◆ **Information shown**
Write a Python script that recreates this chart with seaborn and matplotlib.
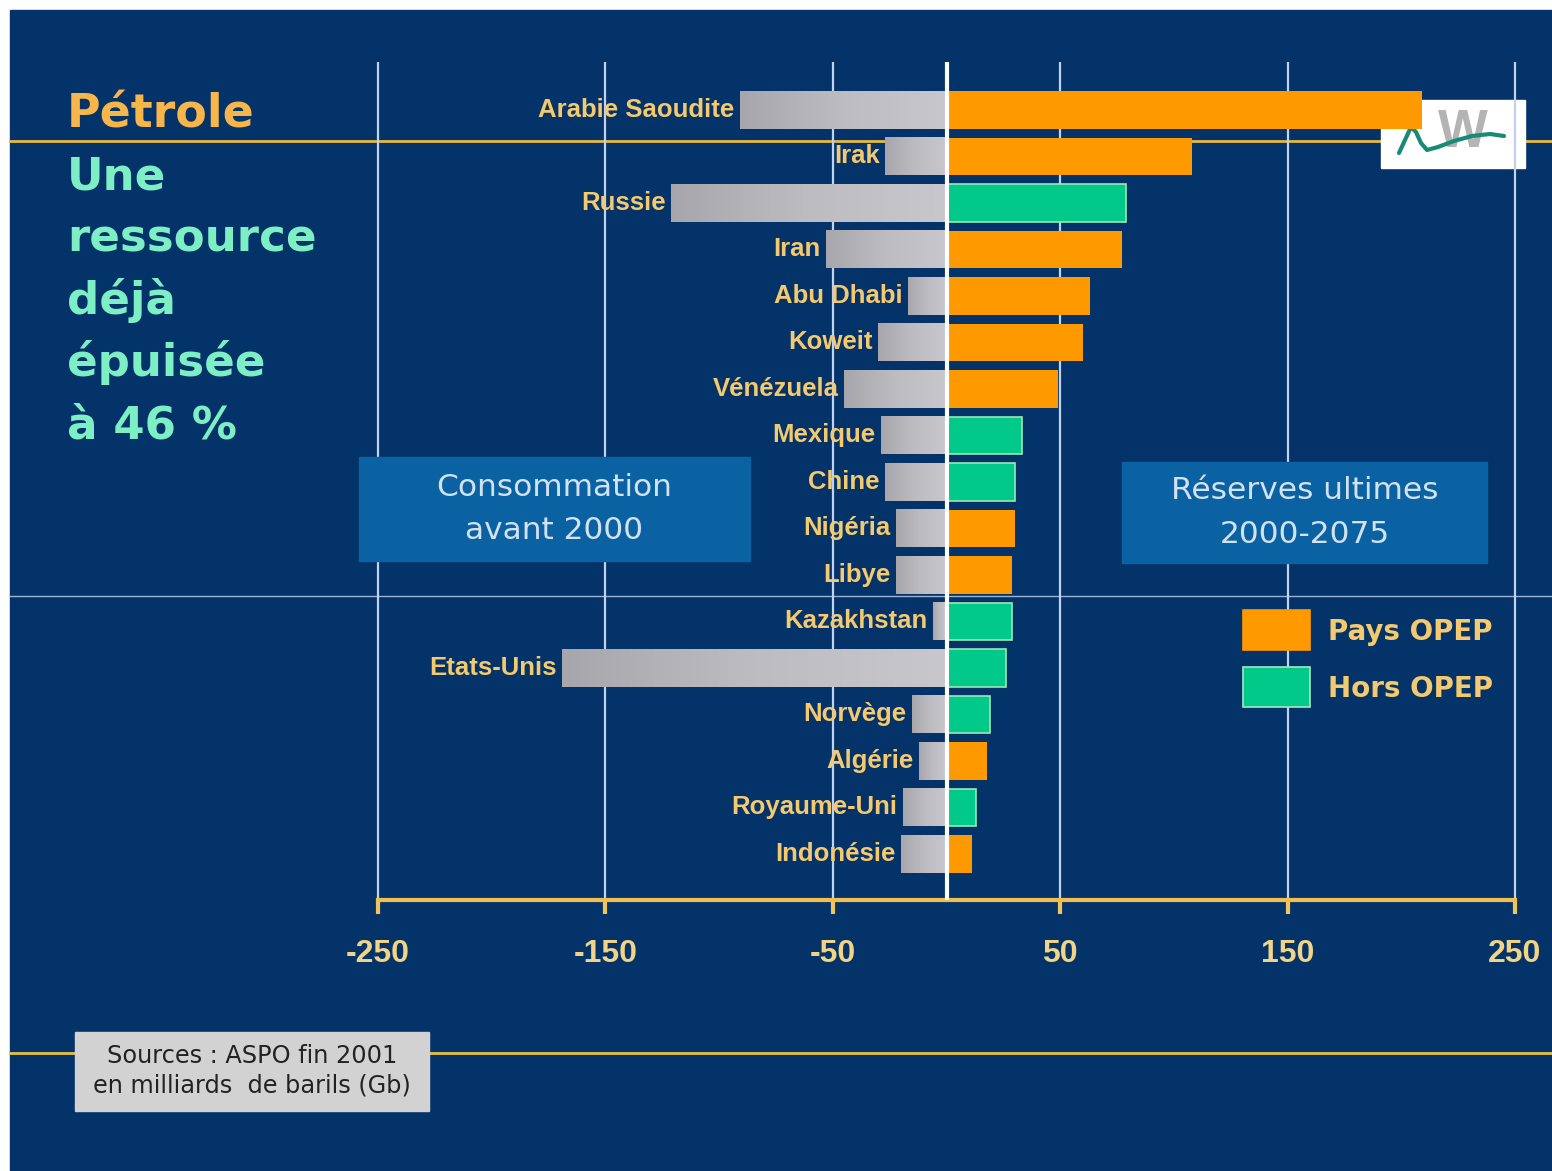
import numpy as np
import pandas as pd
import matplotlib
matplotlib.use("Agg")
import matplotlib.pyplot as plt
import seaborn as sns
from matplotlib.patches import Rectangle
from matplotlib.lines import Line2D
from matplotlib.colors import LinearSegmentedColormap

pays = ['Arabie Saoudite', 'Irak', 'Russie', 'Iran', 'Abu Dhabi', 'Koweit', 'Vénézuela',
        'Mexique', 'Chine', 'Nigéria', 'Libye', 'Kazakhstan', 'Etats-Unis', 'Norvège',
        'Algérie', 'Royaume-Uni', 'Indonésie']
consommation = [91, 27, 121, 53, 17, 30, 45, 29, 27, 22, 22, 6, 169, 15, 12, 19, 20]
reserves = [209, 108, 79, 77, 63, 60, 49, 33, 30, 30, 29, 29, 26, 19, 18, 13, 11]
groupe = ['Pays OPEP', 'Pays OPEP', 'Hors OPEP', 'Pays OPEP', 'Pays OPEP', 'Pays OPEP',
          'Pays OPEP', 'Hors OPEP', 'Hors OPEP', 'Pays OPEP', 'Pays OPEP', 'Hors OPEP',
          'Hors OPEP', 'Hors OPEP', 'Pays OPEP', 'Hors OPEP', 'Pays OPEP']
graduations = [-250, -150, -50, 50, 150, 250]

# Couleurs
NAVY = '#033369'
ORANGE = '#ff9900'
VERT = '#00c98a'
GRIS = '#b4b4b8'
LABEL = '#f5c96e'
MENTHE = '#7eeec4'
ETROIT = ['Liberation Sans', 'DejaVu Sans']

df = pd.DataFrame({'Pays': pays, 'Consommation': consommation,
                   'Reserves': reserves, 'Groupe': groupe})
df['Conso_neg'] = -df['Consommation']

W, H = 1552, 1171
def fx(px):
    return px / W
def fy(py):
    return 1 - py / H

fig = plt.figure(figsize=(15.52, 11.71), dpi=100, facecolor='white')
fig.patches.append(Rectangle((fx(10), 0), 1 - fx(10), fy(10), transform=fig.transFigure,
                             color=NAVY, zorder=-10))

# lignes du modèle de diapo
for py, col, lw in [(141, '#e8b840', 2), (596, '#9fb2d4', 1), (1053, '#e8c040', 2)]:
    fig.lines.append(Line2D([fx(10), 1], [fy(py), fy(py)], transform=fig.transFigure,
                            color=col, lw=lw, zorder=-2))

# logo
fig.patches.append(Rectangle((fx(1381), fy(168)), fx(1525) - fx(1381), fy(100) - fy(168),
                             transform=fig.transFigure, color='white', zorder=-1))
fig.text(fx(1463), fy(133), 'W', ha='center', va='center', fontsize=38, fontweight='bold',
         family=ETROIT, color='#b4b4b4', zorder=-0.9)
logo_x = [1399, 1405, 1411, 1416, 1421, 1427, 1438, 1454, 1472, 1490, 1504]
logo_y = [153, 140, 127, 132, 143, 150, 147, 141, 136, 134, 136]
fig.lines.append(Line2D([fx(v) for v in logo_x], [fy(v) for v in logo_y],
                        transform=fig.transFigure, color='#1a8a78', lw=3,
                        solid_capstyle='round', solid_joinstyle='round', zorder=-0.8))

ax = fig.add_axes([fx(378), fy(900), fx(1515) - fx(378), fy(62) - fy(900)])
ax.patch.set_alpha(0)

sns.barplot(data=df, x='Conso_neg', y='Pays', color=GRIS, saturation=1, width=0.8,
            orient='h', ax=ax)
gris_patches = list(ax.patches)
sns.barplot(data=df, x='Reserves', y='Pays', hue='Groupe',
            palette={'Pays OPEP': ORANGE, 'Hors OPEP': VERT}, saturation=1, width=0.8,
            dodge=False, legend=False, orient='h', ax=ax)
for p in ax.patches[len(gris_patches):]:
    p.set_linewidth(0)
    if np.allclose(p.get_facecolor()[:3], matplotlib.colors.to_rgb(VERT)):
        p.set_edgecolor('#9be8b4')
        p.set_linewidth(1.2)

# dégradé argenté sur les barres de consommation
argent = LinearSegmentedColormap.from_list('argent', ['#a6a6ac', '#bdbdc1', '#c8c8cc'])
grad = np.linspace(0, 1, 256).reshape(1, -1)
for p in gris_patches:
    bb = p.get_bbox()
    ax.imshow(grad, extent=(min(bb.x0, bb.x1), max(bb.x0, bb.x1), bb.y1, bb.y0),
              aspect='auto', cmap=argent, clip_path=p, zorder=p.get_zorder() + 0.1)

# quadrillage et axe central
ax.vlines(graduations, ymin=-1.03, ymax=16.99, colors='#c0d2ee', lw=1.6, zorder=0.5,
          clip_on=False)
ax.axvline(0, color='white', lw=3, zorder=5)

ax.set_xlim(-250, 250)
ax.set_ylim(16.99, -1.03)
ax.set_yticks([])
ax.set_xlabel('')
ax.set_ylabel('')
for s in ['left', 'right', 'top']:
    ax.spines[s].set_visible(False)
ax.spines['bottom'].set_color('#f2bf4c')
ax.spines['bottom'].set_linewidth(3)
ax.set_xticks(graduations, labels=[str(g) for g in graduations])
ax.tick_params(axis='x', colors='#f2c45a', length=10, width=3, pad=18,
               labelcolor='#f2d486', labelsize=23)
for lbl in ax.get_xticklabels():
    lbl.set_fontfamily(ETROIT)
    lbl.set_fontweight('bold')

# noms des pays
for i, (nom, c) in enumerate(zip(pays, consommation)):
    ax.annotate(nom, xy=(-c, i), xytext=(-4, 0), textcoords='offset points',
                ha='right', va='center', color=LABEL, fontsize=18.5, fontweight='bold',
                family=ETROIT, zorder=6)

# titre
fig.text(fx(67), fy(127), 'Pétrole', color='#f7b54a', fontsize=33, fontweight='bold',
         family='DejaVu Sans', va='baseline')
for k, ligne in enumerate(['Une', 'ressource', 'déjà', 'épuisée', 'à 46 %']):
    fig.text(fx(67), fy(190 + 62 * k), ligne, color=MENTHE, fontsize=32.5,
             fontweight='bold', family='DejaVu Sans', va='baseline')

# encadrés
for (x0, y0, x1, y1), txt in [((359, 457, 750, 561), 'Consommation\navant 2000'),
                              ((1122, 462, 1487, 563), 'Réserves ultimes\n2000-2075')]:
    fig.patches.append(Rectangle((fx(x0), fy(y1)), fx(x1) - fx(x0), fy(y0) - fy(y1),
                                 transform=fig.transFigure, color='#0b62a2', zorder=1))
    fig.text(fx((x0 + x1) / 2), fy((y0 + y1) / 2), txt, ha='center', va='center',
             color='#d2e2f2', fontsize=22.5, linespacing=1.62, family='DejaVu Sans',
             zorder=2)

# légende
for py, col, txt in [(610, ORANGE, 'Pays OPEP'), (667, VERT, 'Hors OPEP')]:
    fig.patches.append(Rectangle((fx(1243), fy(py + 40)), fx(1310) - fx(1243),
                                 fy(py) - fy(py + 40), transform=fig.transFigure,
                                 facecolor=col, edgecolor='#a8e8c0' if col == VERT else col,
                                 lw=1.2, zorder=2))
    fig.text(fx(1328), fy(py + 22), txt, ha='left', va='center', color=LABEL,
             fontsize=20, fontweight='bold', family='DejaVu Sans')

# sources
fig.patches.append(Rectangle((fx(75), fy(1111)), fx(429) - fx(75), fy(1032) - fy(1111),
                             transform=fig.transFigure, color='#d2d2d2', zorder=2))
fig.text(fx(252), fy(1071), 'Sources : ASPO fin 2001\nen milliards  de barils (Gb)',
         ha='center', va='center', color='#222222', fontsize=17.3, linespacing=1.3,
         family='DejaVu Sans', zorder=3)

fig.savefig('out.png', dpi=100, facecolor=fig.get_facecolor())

◆ **Task prompt**
Return each line of the data, keeping its wording exact and omitting pictures.

◆ **Final answer**
Write a Python script that recreates this chart with seaborn and matplotlib.
import numpy as np
import pandas as pd
import matplotlib
matplotlib.use("Agg")
import matplotlib.pyplot as plt
import seaborn as sns
from matplotlib.patches import Rectangle
from matplotlib.lines import Line2D
from matplotlib.colors import LinearSegmentedColormap

pays = ['Arabie Saoudite', 'Irak', 'Russie', 'Iran', 'Abu Dhabi', 'Koweit', 'Vénézuela',
        'Mexique', 'Chine', 'Nigéria', 'Libye', 'Kazakhstan', 'Etats-Unis', 'Norvège',
        'Algérie', 'Royaume-Uni', 'Indonésie']
consommation = [91, 27, 121, 53, 17, 30, 45, 29, 27, 22, 22, 6, 169, 15, 12, 19, 20]
reserves = [209, 108, 79, 77, 63, 60, 49, 33, 30, 30, 29, 29, 26, 19, 18, 13, 11]
groupe = ['Pays OPEP', 'Pays OPEP', 'Hors OPEP', 'Pays OPEP', 'Pays OPEP', 'Pays OPEP',
          'Pays OPEP', 'Hors OPEP', 'Hors OPEP', 'Pays OPEP', 'Pays OPEP', 'Hors OPEP',
          'Hors OPEP', 'Hors OPEP', 'Pays OPEP', 'Hors OPEP', 'Pays OPEP']
graduations = [-250, -150, -50, 50, 150, 250]

# Couleurs
NAVY = '#033369'
ORANGE = '#ff9900'
VERT = '#00c98a'
GRIS = '#b4b4b8'
LABEL = '#f5c96e'
MENTHE = '#7eeec4'
ETROIT = ['Liberation Sans', 'DejaVu Sans']

df = pd.DataFrame({'Pays': pays, 'Consommation': consommation,
                   'Reserves': reserves, 'Groupe': groupe})
df['Conso_neg'] = -df['Consommation']

W, H = 1552, 1171
def fx(px):
    return px / W
def fy(py):
    return 1 - py / H

fig = plt.figure(figsize=(15.52, 11.71), dpi=100, facecolor='white')
fig.patches.append(Rectangle((fx(10), 0), 1 - fx(10), fy(10), transform=fig.transFigure,
                             color=NAVY, zorder=-10))

# lignes du modèle de diapo
for py, col, lw in [(141, '#e8b840', 2), (596, '#9fb2d4', 1), (1053, '#e8c040', 2)]:
    fig.lines.append(Line2D([fx(10), 1], [fy(py), fy(py)], transform=fig.transFigure,
                            color=col, lw=lw, zorder=-2))

# logo
fig.patches.append(Rectangle((fx(1381), fy(168)), fx(1525) - fx(1381), fy(100) - fy(168),
                             transform=fig.transFigure, color='white', zorder=-1))
fig.text(fx(1463), fy(133), 'W', ha='center', va='center', fontsize=38, fontweight='bold',
         family=ETROIT, color='#b4b4b4', zorder=-0.9)
logo_x = [1399, 1405, 1411, 1416, 1421, 1427, 1438, 1454, 1472, 1490, 1504]
logo_y = [153, 140, 127, 132, 143, 150, 147, 141, 136, 134, 136]
fig.lines.append(Line2D([fx(v) for v in logo_x], [fy(v) for v in logo_y],
                        transform=fig.transFigure, color='#1a8a78', lw=3,
                        solid_capstyle='round', solid_joinstyle='round', zorder=-0.8))

ax = fig.add_axes([fx(378), fy(900), fx(1515) - fx(378), fy(62) - fy(900)])
ax.patch.set_alpha(0)

sns.barplot(data=df, x='Conso_neg', y='Pays', color=GRIS, saturation=1, width=0.8,
            orient='h', ax=ax)
gris_patches = list(ax.patches)
sns.barplot(data=df, x='Reserves', y='Pays', hue='Groupe',
            palette={'Pays OPEP': ORANGE, 'Hors OPEP': VERT}, saturation=1, width=0.8,
            dodge=False, legend=False, orient='h', ax=ax)
for p in ax.patches[len(gris_patches):]:
    p.set_linewidth(0)
    if np.allclose(p.get_facecolor()[:3], matplotlib.colors.to_rgb(VERT)):
        p.set_edgecolor('#9be8b4')
        p.set_linewidth(1.2)

# dégradé argenté sur les barres de consommation
argent = LinearSegmentedColormap.from_list('argent', ['#a6a6ac', '#bdbdc1', '#c8c8cc'])
grad = np.linspace(0, 1, 256).reshape(1, -1)
for p in gris_patches:
    bb = p.get_bbox()
    ax.imshow(grad, extent=(min(bb.x0, bb.x1), max(bb.x0, bb.x1), bb.y1, bb.y0),
              aspect='auto', cmap=argent, clip_path=p, zorder=p.get_zorder() + 0.1)

# quadrillage et axe central
ax.vlines(graduations, ymin=-1.03, ymax=16.99, colors='#c0d2ee', lw=1.6, zorder=0.5,
          clip_on=False)
ax.axvline(0, color='white', lw=3, zorder=5)

ax.set_xlim(-250, 250)
ax.set_ylim(16.99, -1.03)
ax.set_yticks([])
ax.set_xlabel('')
ax.set_ylabel('')
for s in ['left', 'right', 'top']:
    ax.spines[s].set_visible(False)
ax.spines['bottom'].set_color('#f2bf4c')
ax.spines['bottom'].set_linewidth(3)
ax.set_xticks(graduations, labels=[str(g) for g in graduations])
ax.tick_params(axis='x', colors='#f2c45a', length=10, width=3, pad=18,
               labelcolor='#f2d486', labelsize=23)
for lbl in ax.get_xticklabels():
    lbl.set_fontfamily(ETROIT)
    lbl.set_fontweight('bold')

# noms des pays
for i, (nom, c) in enumerate(zip(pays, consommation)):
    ax.annotate(nom, xy=(-c, i), xytext=(-4, 0), textcoords='offset points',
                ha='right', va='center', color=LABEL, fontsize=18.5, fontweight='bold',
                family=ETROIT, zorder=6)

# titre
fig.text(fx(67), fy(127), 'Pétrole', color='#f7b54a', fontsize=33, fontweight='bold',
         family='DejaVu Sans', va='baseline')
for k, ligne in enumerate(['Une', 'ressource', 'déjà', 'épuisée', 'à 46 %']):
    fig.text(fx(67), fy(190 + 62 * k), ligne, color=MENTHE, fontsize=32.5,
             fontweight='bold', family='DejaVu Sans', va='baseline')

# encadrés
for (x0, y0, x1, y1), txt in [((359, 457, 750, 561), 'Consommation\navant 2000'),
                              ((1122, 462, 1487, 563), 'Réserves ultimes\n2000-2075')]:
    fig.patches.append(Rectangle((fx(x0), fy(y1)), fx(x1) - fx(x0), fy(y0) - fy(y1),
                                 transform=fig.transFigure, color='#0b62a2', zorder=1))
    fig.text(fx((x0 + x1) / 2), fy((y0 + y1) / 2), txt, ha='center', va='center',
             color='#d2e2f2', fontsize=22.5, linespacing=1.62, family='DejaVu Sans',
             zorder=2)

# légende
for py, col, txt in [(610, ORANGE, 'Pays OPEP'), (667, VERT, 'Hors OPEP')]:
    fig.patches.append(Rectangle((fx(1243), fy(py + 40)), fx(1310) - fx(1243),
                                 fy(py) - fy(py + 40), transform=fig.transFigure,
                                 facecolor=col, edgecolor='#a8e8c0' if col == VERT else col,
                                 lw=1.2, zorder=2))
    fig.text(fx(1328), fy(py + 22), txt, ha='left', va='center', color=LABEL,
             fontsize=20, fontweight='bold', family='DejaVu Sans')

# sources
fig.patches.append(Rectangle((fx(75), fy(1111)), fx(429) - fx(75), fy(1032) - fy(1111),
                             transform=fig.transFigure, color='#d2d2d2', zorder=2))
fig.text(fx(252), fy(1071), 'Sources : ASPO fin 2001\nen milliards  de barils (Gb)',
         ha='center', va='center', color='#222222', fontsize=17.3, linespacing=1.3,
         family='DejaVu Sans', zorder=3)

fig.savefig('out.png', dpi=100, facecolor=fig.get_facecolor())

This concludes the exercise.